A from-scratch PyTorch implementation of continuous network sparsification via learnable sigmoid gates — the network autonomously decides which of its own connections to prune during training, with no manual intervention. Served via a production FastAPI inference endpoint and containerized with Docker.
Input (3072)
│
▼
PrunableLinear(3072 → 512) ← each weight has a learnable gate ∈ [0, 1]
│ gate × weight
▼
PrunableLinear(512 → 256) ← gates near 0 are hard-masked to exactly 0 during eval
│ gate × weight
▼
PrunableLinear(256 → 10)
│
▼
CIFAR-10 class prediction
Result at λ=0.0001: 53.66% test accuracy with 89.36% of all connections permanently pruned.
Every weight in every layer has a corresponding learnable gate score gᵢ. The forward pass becomes:
output = (σ(gᵢ) × weight) @ input + bias
The total training loss is:
loss = CrossEntropy(logits, labels) + λ × Σᵢ σ(gᵢ)
The L1 penalty on σ(gᵢ) creates a constant gradient pushing gate scores toward −∞. Once gᵢ is sufficiently negative, σ(gᵢ) ≈ 0 — that weight is effectively dead. The network learns which connections matter and eliminates the rest.
During model.eval(), a hard threshold enforces strict binary masking: any gate below 1e-2 is clamped to exactly 0.0.
Standard L1 weight regularization pushes weights toward zero but can't fully eliminate them — the gradient vanishes as the weight approaches zero. Gating through sigmoid changes this: since σ(gᵢ) → 0 only as gᵢ → -∞, the optimizer receives a constant gradient signal regardless of how small the gate already is. This drives genuine structural sparsity rather than just weight shrinkage.
| Lambda (λ) | Test Accuracy | Sparsity |
|---|---|---|
0.0001 (Low) |
53.66% | 89.36% |
0.01 (Medium) |
10.00% | 99.97% |
0.5 (High) |
10.00% | 100.00% |
The sweet spot at λ=0.0001 demonstrates the core claim: the network sheds ~89% of its connections while retaining meaningful classification ability. Higher λ collapses the network entirely — the experiment honestly reports this boundary rather than cherry-picking.
Gate value distribution at high λ — bimodal polarization toward 0 and 1 shows the network making hard binary decisions about each connection.
During testing, λ=0.01 initially reported 51% accuracy at 99.98% sparsity — an implausible result for an MLP with only ~340 active connections out of 1.7M weights.
The bug: The sparsity metric flagged gates < 0.01 as "pruned," but the forward pass still computed 0.009 × weight. Those residual values weren't zero — tiny activations that collectively maintained enough signal for 51% accuracy, creating a phantom result.

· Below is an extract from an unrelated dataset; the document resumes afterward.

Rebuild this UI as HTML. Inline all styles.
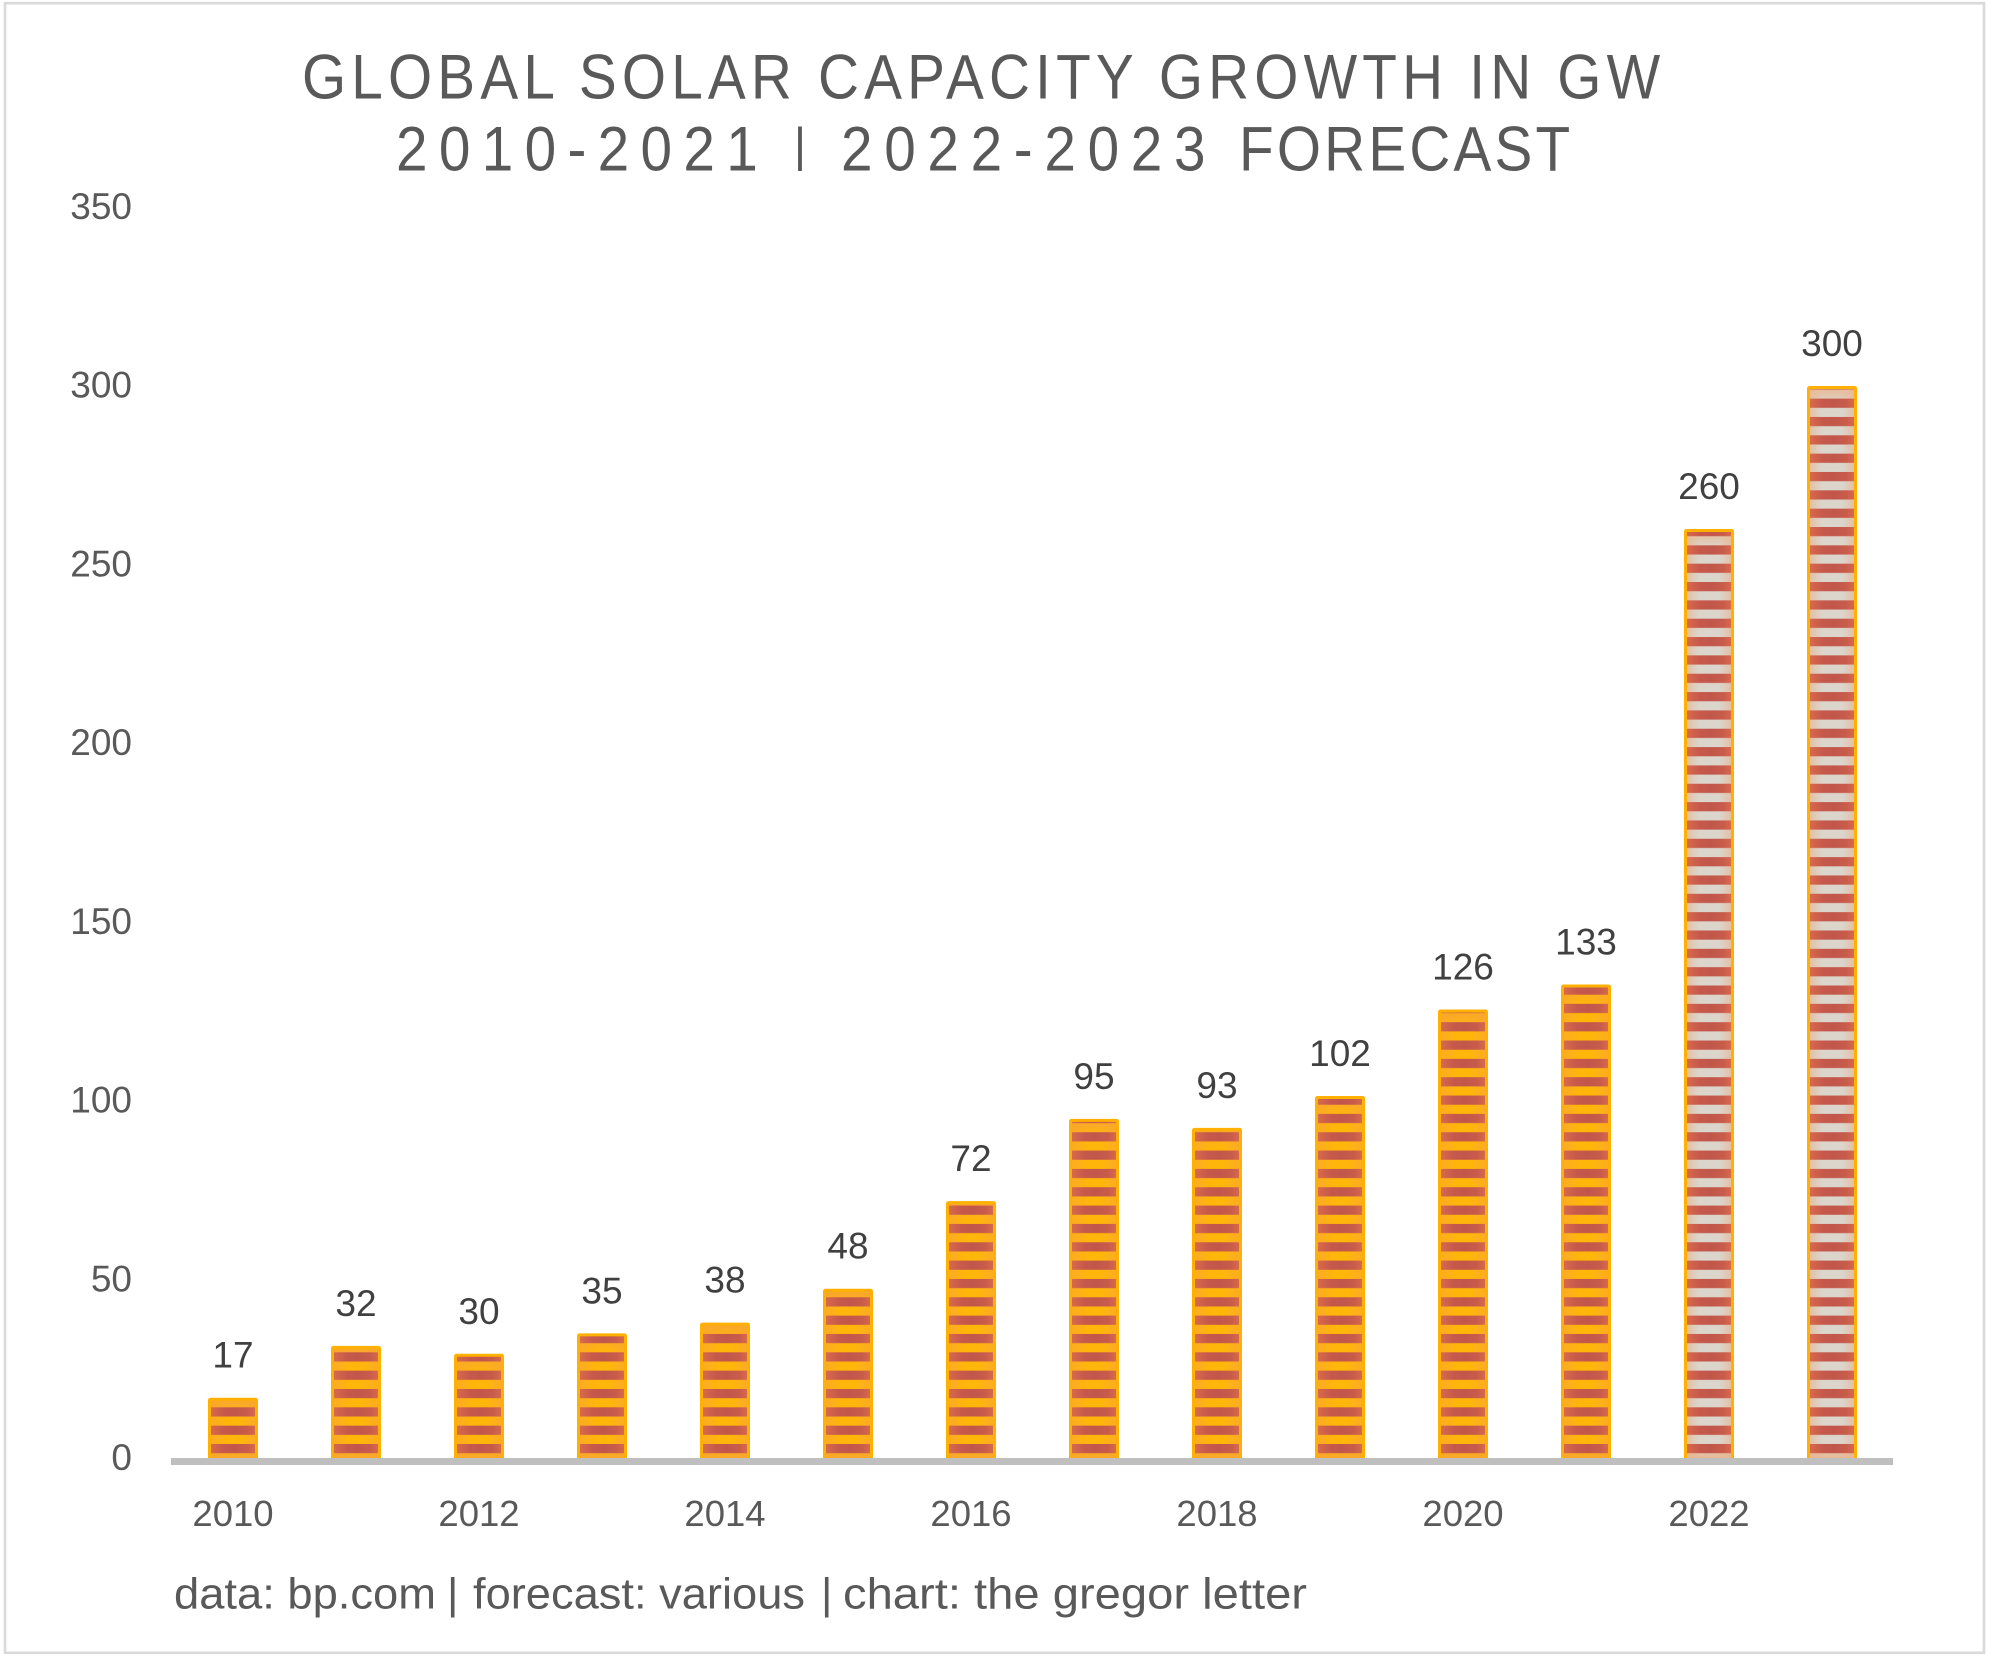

The fix: A hard mask enforced strictly inside model.eval() — any gate below threshold is set to exactly 0.0 before matrix multiplication. This eliminated the leak and revealed the honest result: at true 99.97% sparsity the network collapses to random-guess accuracy (10%), validating λ=0.0001 as the genuine operating point.
| Layer | Tool |
|---|---|
| Model | PyTorch 2.x, custom PrunableLinear layer |
| Training | CIFAR-10, CrossEntropy + L1 sparsity loss, automated lambda sweep |
| Inference API | FastAPI, async endpoints, Pydantic schema validation |
| Testing | pytest — shape stability + backward gradient flow |
| Containerization | Docker |
| Workflow | make install / test / train / serve |
git clone https://github.com/arrya5/Self-Pruning-Neural-Network-Dynamic-Sparsification-PyTorch-FastAPI
cd Self-Pruning-Neural-Network-Dynamic-Sparsification-PyTorch-FastAPI
make install # install dependencies
make test # run pytest suite
make train # full lambda sweep → prints accuracy/sparsity table
make serve # start FastAPI inference server at localhost:8000# Health check
GET /health
→ {"status": "up", "framework": "PyTorch + FastAPI"}
# Predict
POST /api/v1/predict
{"image_tensor": [<3072 floats representing a 32×32 RGB image>]}
→ {"prediction_class": 3, "confidence_scores": [0.02, 0.01, ...]}docker build -t self-pruning-nn .
docker run -p 8000:8000 self-pruning-nn├── src/
│ ├── model.py # PrunableLinear layer + SelfPruningNet architecture
│ ├── train.py # training loop, lambda sweep, sparsity metrics
│ ├── config.py # hyperparameters (lambdas, hidden dims, threshold)
│ └── utils.py # gate extraction, visualization
├── tests/
│ └── test_model.py # shape stability + gradient flow tests
├── main.py # FastAPI inference server
├── Dockerfile
└── Makefile